--- BEGIN SOURCE DATA ---
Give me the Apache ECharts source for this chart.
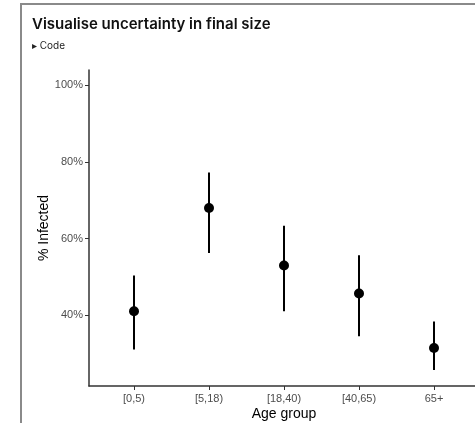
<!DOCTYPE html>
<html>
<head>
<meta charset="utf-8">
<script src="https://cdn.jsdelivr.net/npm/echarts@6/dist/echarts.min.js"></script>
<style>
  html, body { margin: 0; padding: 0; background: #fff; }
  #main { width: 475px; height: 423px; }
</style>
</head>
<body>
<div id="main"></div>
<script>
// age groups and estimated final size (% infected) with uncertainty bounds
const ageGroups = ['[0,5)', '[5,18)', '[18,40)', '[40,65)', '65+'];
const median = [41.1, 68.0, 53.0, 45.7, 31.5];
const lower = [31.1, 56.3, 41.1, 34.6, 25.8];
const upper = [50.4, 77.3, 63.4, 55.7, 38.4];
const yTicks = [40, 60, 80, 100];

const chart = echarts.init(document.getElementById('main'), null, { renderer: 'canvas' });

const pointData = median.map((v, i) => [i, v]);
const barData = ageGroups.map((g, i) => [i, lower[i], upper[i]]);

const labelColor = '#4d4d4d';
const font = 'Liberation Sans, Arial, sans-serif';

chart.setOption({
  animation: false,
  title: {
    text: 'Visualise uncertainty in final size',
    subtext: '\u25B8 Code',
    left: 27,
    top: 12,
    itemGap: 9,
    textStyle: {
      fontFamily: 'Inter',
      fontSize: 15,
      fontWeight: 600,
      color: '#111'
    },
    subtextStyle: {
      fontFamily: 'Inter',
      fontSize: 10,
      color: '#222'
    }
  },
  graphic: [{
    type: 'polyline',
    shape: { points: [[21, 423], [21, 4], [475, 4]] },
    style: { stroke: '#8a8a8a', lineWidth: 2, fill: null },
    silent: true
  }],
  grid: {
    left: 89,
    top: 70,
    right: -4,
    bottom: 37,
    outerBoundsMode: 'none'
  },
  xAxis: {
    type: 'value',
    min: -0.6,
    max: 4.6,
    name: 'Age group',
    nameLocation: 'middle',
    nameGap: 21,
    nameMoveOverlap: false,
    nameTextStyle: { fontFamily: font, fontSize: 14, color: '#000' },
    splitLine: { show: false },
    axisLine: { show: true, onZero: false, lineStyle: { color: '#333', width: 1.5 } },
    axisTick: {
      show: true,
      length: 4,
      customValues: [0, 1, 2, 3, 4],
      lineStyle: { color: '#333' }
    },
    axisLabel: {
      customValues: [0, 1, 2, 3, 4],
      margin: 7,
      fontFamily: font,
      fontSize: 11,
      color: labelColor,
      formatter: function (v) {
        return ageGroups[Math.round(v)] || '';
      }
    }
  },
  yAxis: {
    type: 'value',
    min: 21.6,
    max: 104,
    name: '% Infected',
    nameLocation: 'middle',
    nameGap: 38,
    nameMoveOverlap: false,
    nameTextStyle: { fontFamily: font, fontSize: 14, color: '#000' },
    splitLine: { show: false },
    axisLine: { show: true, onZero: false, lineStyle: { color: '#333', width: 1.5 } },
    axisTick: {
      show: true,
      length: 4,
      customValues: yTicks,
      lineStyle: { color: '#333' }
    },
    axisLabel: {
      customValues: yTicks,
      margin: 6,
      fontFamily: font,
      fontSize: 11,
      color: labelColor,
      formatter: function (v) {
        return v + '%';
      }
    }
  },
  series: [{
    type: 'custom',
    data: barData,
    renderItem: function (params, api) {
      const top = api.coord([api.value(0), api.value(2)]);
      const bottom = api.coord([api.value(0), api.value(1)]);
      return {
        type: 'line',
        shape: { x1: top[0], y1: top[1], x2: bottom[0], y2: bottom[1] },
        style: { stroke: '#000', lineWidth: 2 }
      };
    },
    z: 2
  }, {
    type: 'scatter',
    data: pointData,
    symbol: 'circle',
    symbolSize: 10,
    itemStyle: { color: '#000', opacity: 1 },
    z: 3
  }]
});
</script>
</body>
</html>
--- END SOURCE DATA ---
# WHAT NEEDS TO BE DONE
Leave the pictures out and please restate exactly the lines running from the start of the material through the one with "const yTicks = [40, 60, 80, 100];".

# RESPONSE TO THE TASK
Give me the Apache ECharts source for this chart.
<!DOCTYPE html>
<html>
<head>
<meta charset="utf-8">
<script src="https://cdn.jsdelivr.net/npm/echarts@6/dist/echarts.min.js"></script>
<style>
  html, body { margin: 0; padding: 0; background: #fff; }
  #main { width: 475px; height: 423px; }
</style>
</head>
<body>
<div id="main"></div>
<script>
// age groups and estimated final size (% infected) with uncertainty bounds
const ageGroups = ['[0,5)', '[5,18)', '[18,40)', '[40,65)', '65+'];
const median = [41.1, 68.0, 53.0, 45.7, 31.5];
const lower = [31.1, 56.3, 41.1, 34.6, 25.8];
const upper = [50.4, 77.3, 63.4, 55.7, 38.4];
const yTicks = [40, 60, 80, 100];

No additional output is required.